-- WHAT YOU WILL DO --
Leaving the pictures aside, transcribe every line below exactly.

___ DATA SEGMENT

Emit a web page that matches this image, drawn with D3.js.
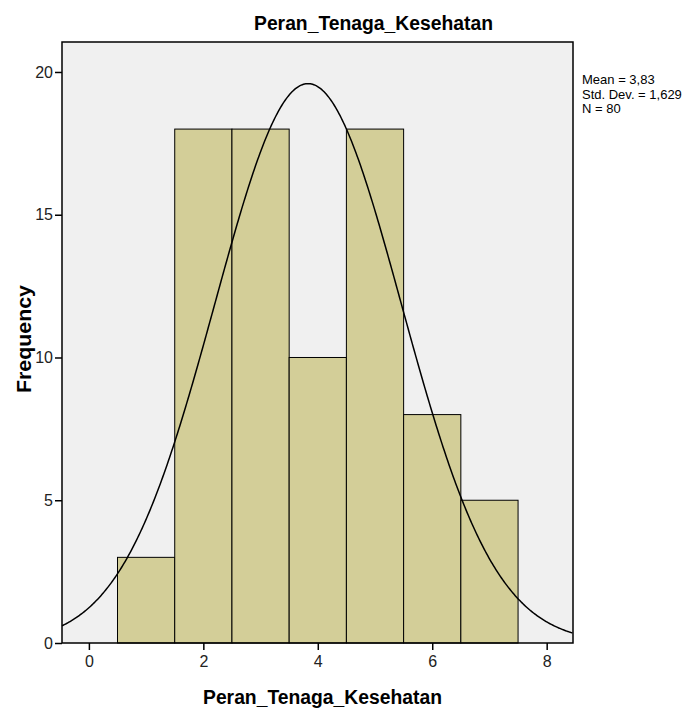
<!DOCTYPE html>
<html>
<head>
<meta charset="utf-8">
<script src="https://cdn.jsdelivr.net/npm/d3@7"></script>
<style>
  body { margin: 0; background: #fff; }
  text { font-family: "Liberation Sans", Arial, sans-serif; }
</style>
</head>
<body>
<script>
// histogram data
var binMids = [1, 2, 3, 4, 5, 6, 7];
var counts = [3, 18, 18, 10, 18, 8, 5];
var xTicks = [0, 2, 4, 6, 8];
var yTicks = [0, 5, 10, 15, 20];
var mean = 3.83, sd = 1.629, n = 80;
var statLines = ["Mean = 3,83", "Std. Dev. = 1,629", "N = 80"];

var svg = d3.select("body")
  .append("svg")
  .attr("width", 688)
  .attr("height", 711);

// plot box (window.top is reserved, so use other names)
var pLeft = 62, pRight = 573, pTop = 42, pBottom = 643;
var narrow = "'Liberation Sans Narrow', 'Liberation Sans', Arial, sans-serif";

var x = d3.scaleLinear().domain([-0.47, 8.46]).range([pLeft, pRight]);
var y = d3.scaleLinear().domain([0, 21.05]).range([pBottom, pTop]);

// plot background
svg.append("rect")
  .attr("x", pLeft)
  .attr("y", pTop)
  .attr("width", pRight - pLeft)
  .attr("height", pBottom - pTop)
  .style("fill", "#f0f0f0");

// bars
svg.selectAll(".bar")
  .data(binMids)
  .enter().append("rect")
  .attr("x", function(d) { return x(d - 0.5); })
  .attr("y", function(d, i) { return y(counts[i]); })
  .attr("width", function(d) { return x(d + 0.5) - x(d - 0.5); })
  .attr("height", function(d, i) { return y(0) - y(counts[i]); })
  .style("fill", "#d3ce98")
  .style("stroke", "#000")
  .style("stroke-width", 1);

// normal curve
var curvePts = d3.range(-0.47, 8.461, 0.02).map(function(v) {
  var z = (v - mean) / sd;
  return [v, n * Math.exp(-0.5 * z * z) / (sd * Math.sqrt(2 * Math.PI))];
});
svg.append("path")
  .datum(curvePts)
  .attr("d", d3.line().x(function(d) { return x(d[0]); }).y(function(d) { return y(d[1]); }))
  .style("fill", "none")
  .style("stroke", "#000")
  .style("stroke-width", 1.5);

// frame
svg.append("rect")
  .attr("x", pLeft)
  .attr("y", pTop)
  .attr("width", pRight - pLeft)
  .attr("height", pBottom - pTop)
  .style("fill", "none")
  .style("stroke", "#000")
  .style("stroke-width", 1.5);

// axes
var xAxis = svg.append("g")
  .attr("transform", "translate(0," + pBottom + ")")
  .call(d3.axisBottom(x).tickValues(xTicks).tickSize(7).tickPadding(6));
var yAxis = svg.append("g")
  .attr("transform", "translate(" + pLeft + ",0)")
  .call(d3.axisLeft(y).tickValues(yTicks).tickSize(7).tickPadding(2));
[xAxis, yAxis].forEach(function(g) {
  g.select(".domain").remove();
  g.selectAll("line").style("stroke", "#000").style("stroke-width", 1.5);
  g.selectAll("text")
    .style("font-family", narrow)
    .style("font-size", "16px")
    .style("fill", "#222");
});

// title
svg.append("text")
  .attr("x", 254)
  .attr("y", 29.5)
  .attr("textLength", 239)
  .attr("lengthAdjust", "spacingAndGlyphs")
  .style("font-size", "19.5px")
  .style("font-weight", "bold")
  .text("Peran_Tenaga_Kesehatan");

// x label
svg.append("text")
  .attr("x", 203)
  .attr("y", 704)
  .attr("textLength", 239)
  .attr("lengthAdjust", "spacingAndGlyphs")
  .style("font-size", "19.5px")
  .style("font-weight", "bold")
  .text("Peran_Tenaga_Kesehatan");

// y label
svg.append("text")
  .attr("transform", "translate(31,393) rotate(-90)")
  .attr("textLength", 108)
  .attr("lengthAdjust", "spacingAndGlyphs")
  .style("font-size", "19.5px")
  .style("font-weight", "bold")
  .text("Frequency");

// stats
svg.selectAll(".stat")
  .data(statLines)
  .enter().append("text")
  .attr("x", 582)
  .attr("y", function(d, i) { return 84 + i * 14.5; })
  .style("font-family", narrow)
  .style("font-size", "13px")
  .text(function(d) { return d; });
</script>
</body>
</html>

______

-- OUTPUT FOR THIS TASK --
Emit a web page that matches this image, drawn with D3.js.
<!DOCTYPE html>
<html>
<head>
<meta charset="utf-8">
<script src="https://cdn.jsdelivr.net/npm/d3@7"></script>
<style>
  body { margin: 0; background: #fff; }
  text { font-family: "Liberation Sans", Arial, sans-serif; }
</style>
</head>
<body>
<script>
// histogram data
var binMids = [1, 2, 3, 4, 5, 6, 7];
var counts = [3, 18, 18, 10, 18, 8, 5];
var xTicks = [0, 2, 4, 6, 8];
var yTicks = [0, 5, 10, 15, 20];
var mean = 3.83, sd = 1.629, n = 80;
var statLines = ["Mean = 3,83", "Std. Dev. = 1,629", "N = 80"];

var svg = d3.select("body")
  .append("svg")
  .attr("width", 688)
  .attr("height", 711);

// plot box (window.top is reserved, so use other names)
var pLeft = 62, pRight = 573, pTop = 42, pBottom = 643;
var narrow = "'Liberation Sans Narrow', 'Liberation Sans', Arial, sans-serif";

var x = d3.scaleLinear().domain([-0.47, 8.46]).range([pLeft, pRight]);
var y = d3.scaleLinear().domain([0, 21.05]).range([pBottom, pTop]);

// plot background
svg.append("rect")
  .attr("x", pLeft)
  .attr("y", pTop)
  .attr("width", pRight - pLeft)
  .attr("height", pBottom - pTop)
  .style("fill", "#f0f0f0");

// bars
svg.selectAll(".bar")
  .data(binMids)
  .enter().append("rect")
  .attr("x", function(d) { return x(d - 0.5); })
  .attr("y", function(d, i) { return y(counts[i]); })
  .attr("width", function(d) { return x(d + 0.5) - x(d - 0.5); })
  .attr("height", function(d, i) { return y(0) - y(counts[i]); })
  .style("fill", "#d3ce98")
  .style("stroke", "#000")
  .style("stroke-width", 1);

// normal curve
var curvePts = d3.range(-0.47, 8.461, 0.02).map(function(v) {
  var z = (v - mean) / sd;
  return [v, n * Math.exp(-0.5 * z * z) / (sd * Math.sqrt(2 * Math.PI))];
});
svg.append("path")
  .datum(curvePts)
  .attr("d", d3.line().x(function(d) { return x(d[0]); }).y(function(d) { return y(d[1]); }))
  .style("fill", "none")
  .style("stroke", "#000")
  .style("stroke-width", 1.5);

// frame
svg.append("rect")
  .attr("x", pLeft)
  .attr("y", pTop)
  .attr("width", pRight - pLeft)
  .attr("height", pBottom - pTop)
  .style("fill", "none")
  .style("stroke", "#000")
  .style("stroke-width", 1.5);

// axes
var xAxis = svg.append("g")
  .attr("transform", "translate(0," + pBottom + ")")
  .call(d3.axisBottom(x).tickValues(xTicks).tickSize(7).tickPadding(6));
var yAxis = svg.append("g")
  .attr("transform", "translate(" + pLeft + ",0)")
  .call(d3.axisLeft(y).tickValues(yTicks).tickSize(7).tickPadding(2));
[xAxis, yAxis].forEach(function(g) {
  g.select(".domain").remove();
  g.selectAll("line").style("stroke", "#000").style("stroke-width", 1.5);
  g.selectAll("text")
    .style("font-family", narrow)
    .style("font-size", "16px")
    .style("fill", "#222");
});

// title
svg.append("text")
  .attr("x", 254)
  .attr("y", 29.5)
  .attr("textLength", 239)
  .attr("lengthAdjust", "spacingAndGlyphs")
  .style("font-size", "19.5px")
  .style("font-weight", "bold")
  .text("Peran_Tenaga_Kesehatan");

// x label
svg.append("text")
  .attr("x", 203)
  .attr("y", 704)
  .attr("textLength", 239)
  .attr("lengthAdjust", "spacingAndGlyphs")
  .style("font-size", "19.5px")
  .style("font-weight", "bold")
  .text("Peran_Tenaga_Kesehatan");

// y label
svg.append("text")
  .attr("transform", "translate(31,393) rotate(-90)")
  .attr("textLength", 108)
  .attr("lengthAdjust", "spacingAndGlyphs")
  .style("font-size", "19.5px")
  .style("font-weight", "bold")
  .text("Frequency");

// stats
svg.selectAll(".stat")
  .data(statLines)
  .enter().append("text")
  .attr("x", 582)
  .attr("y", function(d, i) { return 84 + i * 14.5; })
  .style("font-family", narrow)
  .style("font-size", "13px")
  .text(function(d) { return d; });
</script>
</body>
</html>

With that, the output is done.